Reporter’s Notes - June 2015
Rule 32(a) is a drastic change from Model Rule 28 and is a virtual incorporation of former Maine Bar Rule 7.3(f)(1). Although Model Rule 28 provides for appointment of counsel to protect clients’ interests in certain circumstances, the committee felt that former Maine Bar Rule 7.3(f)(1) to(6) was more thorough and complete. Therefore, the committee largely voted to adopt the former Maine Bar Rule, while making it somewhat more robust and detailed and retaining the structure of the model rules. The committee felt that the improvements were necessary in light of the aging of the Maine bar, and concluded that clearly enumerating the powers, duties, and obligations of receivers would help to protect clients.
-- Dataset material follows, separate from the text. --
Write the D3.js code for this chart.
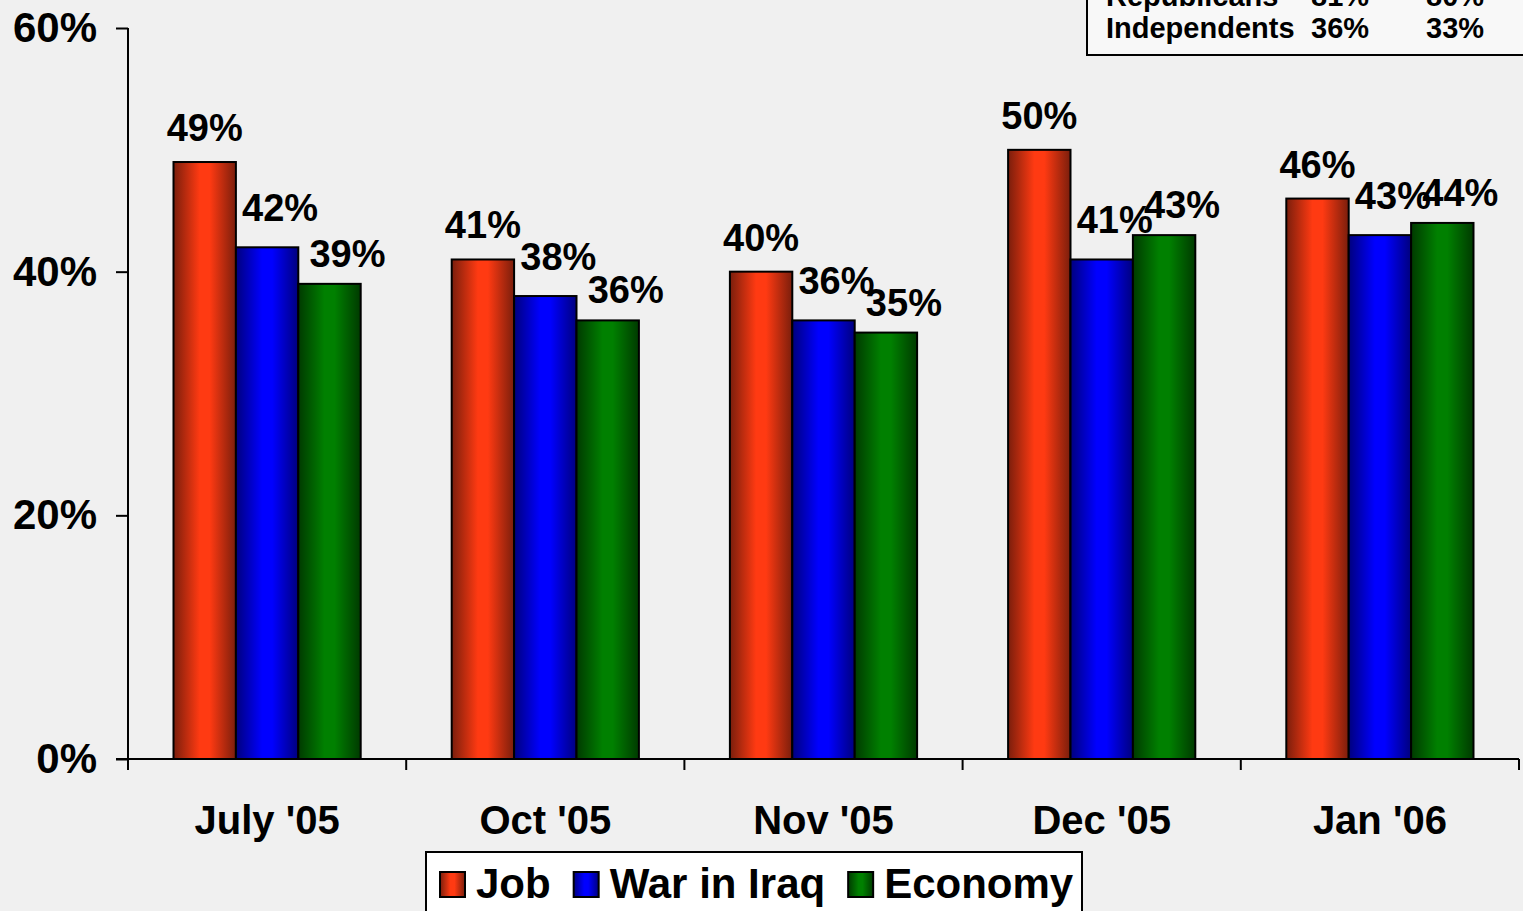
<!DOCTYPE html>
<html>
<head>
<meta charset="utf-8">
<script src="https://cdn.jsdelivr.net/npm/d3@7"></script>
<style>
	html, body { margin: 0; padding: 0; background: #f0f0f0; }
	svg { display: block; font-family: "Liberation Sans", Arial, sans-serif; font-weight: bold; }
</style>
</head>
<body>
<svg id="chart"></svg>
<script>
// chart data
const categories = ["July '05", "Oct '05", "Nov '05", "Dec '05", "Jan '06"];
const seriesNames = ["Job", "War in Iraq", "Economy"];
const jobValues = [49, 41, 40, 50, 46];
const iraqValues = [42, 38, 36, 41, 43];
const economyValues = [39, 36, 35, 43, 44];
const yTicks = [0, 20, 40, 60];

// partly visible inset table (top right)
const insetRows = ["Republicans", "Independents"];
const insetCol1 = ["81%", "36%"];
const insetCol2 = ["80%", "33%"];

const w = 1523;
const h = 911;
const svg = d3.select("#chart").attr("width", w).attr("height", h);

// colours: [edge, centre]
const colors = [
	["#7a1e0c", "#ff3a12"],
	["#00007e", "#0000ff"],
	["#003a00", "#008000"],
];
// label nudges per series (Excel-like placement)
const labelDx = [0, 13, 18];
const labelDy = [21, 26, 17];

const defs = svg.append("defs");
colors.forEach((c, i) => {
	const g = defs.append("linearGradient").attr("id", "grad" + i)
		.attr("x1", "0%").attr("x2", "100%").attr("y1", "0%").attr("y2", "0%");
	g.append("stop").attr("offset", "0%").attr("stop-color", c[0]);
	g.append("stop").attr("offset", "42%").attr("stop-color", c[1]);
	g.append("stop").attr("offset", "58%").attr("stop-color", c[1]);
	g.append("stop").attr("offset", "100%").attr("stop-color", c[0]);
});

const plotLeft = 128, plotRight = 1519, plotTop = 28, plotBottom = 759;

const xScale = d3.scaleBand().domain(categories).range([plotLeft, plotRight]).padding(0);
const yScale = d3.scaleLinear().domain([0, 60]).range([plotBottom, plotTop]);
const barW = 62.4;

const series = [jobValues, iraqValues, economyValues];

// bars
series.forEach((vals, s) => {
	svg.append("g").selectAll("rect")
		.data(vals)
		.enter()
		.append("rect")
		.attr("x", (d, i) => xScale(categories[i]) + xScale.bandwidth() / 2 + (s - 1.5) * barW)
		.attr("y", (d) => yScale(d))
		.attr("width", barW)
		.attr("height", (d) => plotBottom - yScale(d))
		.attr("fill", "url(#grad" + s + ")")
		.attr("stroke", "#000")
		.attr("stroke-width", 2);
});

// value labels
series.forEach((vals, s) => {
	svg.append("g").selectAll("text")
		.data(vals)
		.enter()
		.append("text")
		.attr("x", (d, i) => xScale(categories[i]) + xScale.bandwidth() / 2 + (s - 1) * barW + labelDx[s])
		.attr("y", (d) => yScale(d) - labelDy[s])
		.attr("text-anchor", "middle")
		.attr("font-size", 38)
		.attr("fill", "#000")
		.text((d) => d + "%");
});

// y axis
const yAxis = d3.axisLeft(yScale).tickValues(yTicks).tickSize(12).tickPadding(19)
	.tickFormat((d) => d + "%");
const yg = svg.append("g").attr("transform", "translate(" + plotLeft + ",0)").call(yAxis);
yg.select(".domain").attr("stroke", "#000").attr("stroke-width", 2).attr("d", "M0," + plotTop + "V" + plotBottom);
yg.selectAll(".tick line").attr("stroke", "#000").attr("stroke-width", 2);
yg.selectAll(".tick text").attr("font-size", 42).attr("font-family", "Liberation Sans, Arial")
	.attr("font-weight", "bold").attr("fill", "#000");

// x axis
const xg = svg.append("g").attr("transform", "translate(0," + plotBottom + ")");
xg.append("line").attr("x1", plotLeft - 12).attr("x2", plotRight).attr("stroke", "#000").attr("stroke-width", 2);
const bounds = categories.map((c) => xScale(c)).concat([plotRight]);
xg.selectAll("line.tk").data(bounds).enter().append("line").attr("class", "tk")
	.attr("x1", (d) => d).attr("x2", (d) => d).attr("y1", 0).attr("y2", 11)
	.attr("stroke", "#000").attr("stroke-width", 2);
xg.selectAll("text").data(categories).enter().append("text")
	.attr("x", (d) => xScale(d) + xScale.bandwidth() / 2)
	.attr("y", 75)
	.attr("text-anchor", "middle")
	.attr("font-size", 40)
	.text((d) => d);

// legend
const lg = svg.append("g");
lg.append("rect").attr("x", 426).attr("y", 852).attr("width", 656).attr("height", 80)
	.attr("fill", "#fff").attr("stroke", "#000").attr("stroke-width", 2);
let lx = 440;
seriesNames.forEach((name, s) => {
	lg.append("rect").attr("x", lx).attr("y", 872).attr("width", 25).attr("height", 25)
		.attr("fill", "url(#grad" + s + ")").attr("stroke", "#000").attr("stroke-width", 2);
	const t = lg.append("text").attr("x", lx + 36).attr("y", 898).attr("font-size", 42).text(name);
	lx += 36 + t.node().getComputedTextLength() + 23;
});

// inset table, cut by the top edge
const ig = svg.append("g");
ig.append("rect").attr("x", 1087).attr("y", -20).attr("width", 460).attr("height", 75)
	.attr("fill", "#f8f8f8").attr("stroke", "#000").attr("stroke-width", 2);
insetRows.forEach((r, i) => {
	const y = 6 + i * 32;
	ig.append("text").attr("x", 1106).attr("y", y).attr("font-size", 29).text(r);
	ig.append("text").attr("x", 1311).attr("y", y).attr("font-size", 29).text(insetCol1[i]);
	ig.append("text").attr("x", 1426).attr("y", y).attr("font-size", 29).text(insetCol2[i]);
});
</script>
</body>
</html>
Although the former Maine Bar Rule refers to the person appointed by the Court as a “proxy,” the committee felt that use of the word receiver, rather than proxy, was more accurate in this context. The remaining changes are largely organizational.
Rule 32(b) follows former Maine Bar Rule 7.3(f)(2) and is consistent with current Maine practice.
Rule 32(c) follows former Maine Bar Rule 7.3(f)(3).
Rule 32(d) follows former Maine Bar Rule 7.3(f)(4).
Rule 32(e) follows former Maine Bar Rule 7.3(f)(5).
Rule 32(f) follows former Maine Bar Rule 7.3(f)(6).